Mieux vaut mettre la charrue avant les boeufs que de faire du surplace ? Dans ses avertissements adressés aux abonnés à Internet, la Haute Autorité pour la diffusion des œuvres et la protection des droits sur Internet (Hadopi) affirme depuis le mois de septembre que « les comportements volontaires de consultation (d’œuvres piratées) constituent des délits de contrefaçon sanctionnés par les tribunaux« . Or depuis mercredi, les Labs Hadopi s’interrogent pour savoir si cette affirmation n’est pas mensongère, avec l’ouverture d’une réflexion sur l’encadrement juridique du streaming.

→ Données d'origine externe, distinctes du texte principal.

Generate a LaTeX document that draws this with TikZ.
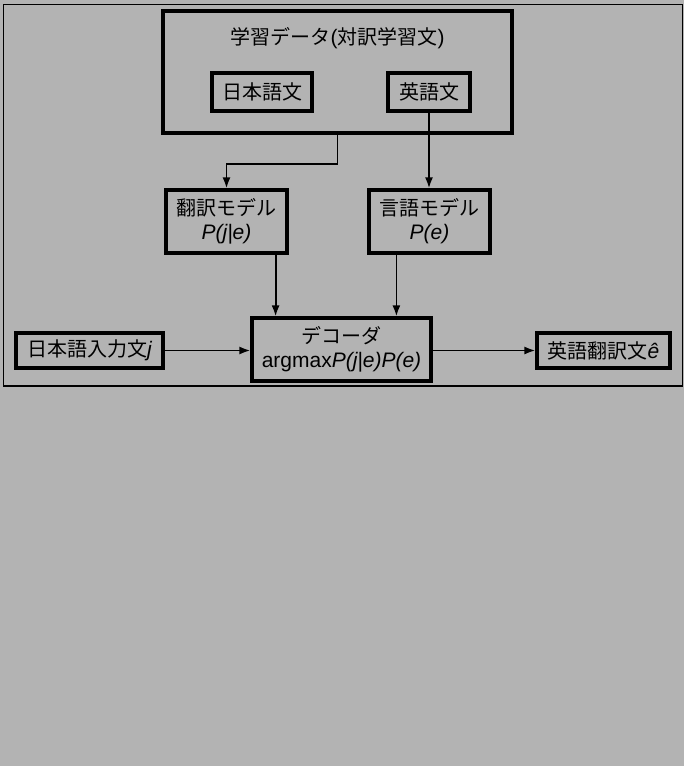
\documentclass[tikz,border=0pt]{standalone}
\usepackage{fontspec}
\setmainfont{Noto Sans CJK JP}
\newfontfamily\latinf{Liberation Sans}[Scale=1.05]
\usetikzlibrary{arrows.meta,calc}
\definecolor{bg}{HTML}{B3B3B3}
\newcommand{\lt}[1]{{\latinf #1}}
\newcommand{\li}[1]{{\latinf\itshape #1}}
\begin{document}
\begin{tikzpicture}[x=1pt,y=-1pt,
  every node/.style={font=\fontsize{20}{24}\selectfont, inner sep=0pt},
  box/.style={draw, line width=3.2pt, align=center},
  arr/.style={line width=1.8pt, -{Latex[length=11pt,width=8pt]}}]
\fill[bg] (0,0) rectangle (684,766);
\useasboundingbox (0,0) rectangle (684,766);
\draw[line width=1.1pt] (3.5,4.5) rectangle (682.5,386);
\node[box, minimum width=349, minimum height=122] (train) at (337.5,72) {};
\node (title) at (337.5,38) {学習データ\lt{(}対訳学習文\lt{)}};
\node[box, minimum width=100, minimum height=38] (jbun) at (262,92) {日本語文};
\node[box, minimum width=82, minimum height=38] (ebun) at (429,92) {英語文};
\node[box, minimum width=121, minimum height=63] (tm) at (226.5,221.5) {翻訳モデル\\[0pt]\li{P(j|e)}};
\node[box, minimum width=121, minimum height=63] (lm) at (429.5,221.5) {言語モデル\\[0pt]\li{P(e)}};
\node[box, minimum width=179, minimum height=63] (dec) at (341.5,349.5) {デコーダ\\[0pt]\lt{argmax}\li{P(j|e)P(e)}};
\node[box, minimum width=147, minimum height=35] (jin) at (89.5,350.5) {日本語入力文\li{j}};
\node[box, minimum width=133, minimum height=35] (eout) at (603.5,350.5) {英語翻訳文\li{ê}};
\draw[arr] (train.south) -- ++(0,29) -| (tm.north);
\draw[arr] (ebun.south) -- (ebun.south |- lm.north);
\coordinate (t1) at ([xshift=-13pt]tm.south east);
\coordinate (l1) at ([xshift=29pt]lm.south west);
\draw[arr] (t1) -- (t1 |- dec.north);
\draw[arr] (l1) -- (l1 |- dec.north);
\draw[arr] (jin.east) -- (jin.east -| dec.west);
\draw[arr] (eout.west -| dec.east) -- (eout.west);
\end{tikzpicture}
\end{document}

Lorsque nous avions contesté l’affirmation faite par l’Hadopi, la Commission de protection des droits (CPD) n’avait pas nié qu’elle faisait une interprétation au mieux très audacieuse de la loi. « Les recommandations ont été prioritairement rédigées dans le souci d’être compréhensibles par ceux qui les recevront« , nous expliquait la CPD, qui préférait un « langage courant facilement accessible » à la rigueur juridique qui devrait pourtant être la sienne.
En pointant les « comportements volontaires de consultation », l’Hadopi veut faire croire aux internautes qu’ils peuvent recevoir des avertissements s’ils vont sur des sites de streaming illégaux (pardon, impurs). Mais c’est techniquement impossible, puisque l’Hadopi ne peut avoir connaissance que des adresses IP utilisées sur les réseaux P2P, et juridiquement improbable. Actuellement les textes se limitent au P2P, et la question de l’illégalité du streaming, pour la personne qui se contente de regarder un film ou une série TV sans la diffuser lui-même, reste fortement débattue.
C’est justement sur ce débat que planche le lab « propriété intellectuelle et internet » de l’Hadopi. Il constate qu’au moins deux visions s’opposent, entre ceux qui estiment que le fait de bénéficier du streaming laisse place au « grief de contrefaçon ou de recel« . Et ceux qui estiment que le streaming « relève du droit de représentation« , et qu’il ne concerne donc pas celui qui reçoit la transmission, mais uniquement celui qui l’émet. « Que la transmission numérique des œuvres s’effectue à la demande des « consommateurs » ne change rien au problème« , écrivait le professeur de droit André Lucas dans son Traité de la propriété littéraire et artistique, en 2006.
« La régulation du streaming doit-elle incomber à l’Hadopi ? »
Les labs interrogent ainsi leurs membres sur la nature juridique du streaming, et son encadrement. « L’internaute qui accède à une œuvre en streaming peut-il bénéficier d’éventuelles exceptions (en particulier de copie privée, ndlr) lorsque la mise en ligne n’a pas été autorisée par l’auteur ? Encourt-il/devrait-il encourir des sanctions au titre du recel de contrefaçon ? Encourt-il/devrait-il encourir une sanction pénale ? De même, les autres acteurs de la chaîne du streaming (annuaires, fournisseurs d’accès, hébergeurs, internaute ayant mis en ligne le contenu…) encourent-ils (ou devraient-ils encourir) une responsabilité en proposant sans autorisation des contenus protégés par le droit d’auteur ? (contrefaçon, responsabilité de droit commun, …)« .
Finalement, si le streaming est considéré illicite et doit être sanctionné, « cette régulation devrait-elle incomber à l’Hadopi et sous quelle forme« , se demande le lab, qui ouvre également la porte à des propositions de réformes législatives.
Ce travail, qui aurait dû précéder la formulation des avertissements, est intéressant. Il se résume cependant selon nous à une seule réponse, sous forme de question : pourquoi sanctionner l’internaute qui se rend sur des sites de streaming alors qu’il n’a, sauf à rendre le label PUR obligatoire, absolument aucun moyen de savoir que l’œuvre qui lui est proposée est diffusée illégalement ? Peu importe le droit si son interprétation doit aboutir, dans les faits, à une injustice.
L’Hadopi, consciente du problème, a déjà décidé depuis longtemps d’attaquer la question du streaming sous l’angle du filtrage et du blocage ordonné aux FAI. Elle a programmé une observation des plateformes de streaming, grâce à des sondes posées chez les opérateurs, dans le but de fournir aux ayants droit les indices suffisants pour justifier en justice une demande de blocage des principales plateformes (mise à jour : l’Hadopi nous indique qu’elle n’a rien programmé de ce genre, et ne fait pour le moment que s’informer). Il ne sera donc plus question de sanctionner l’internaute, mais de l’empêcher de commettre une infraction, ou de profiter d’une infraction réalisée par un tiers. Une stratégie cependant très délicate, sur laquelle l’Hadopi avance très prudemment.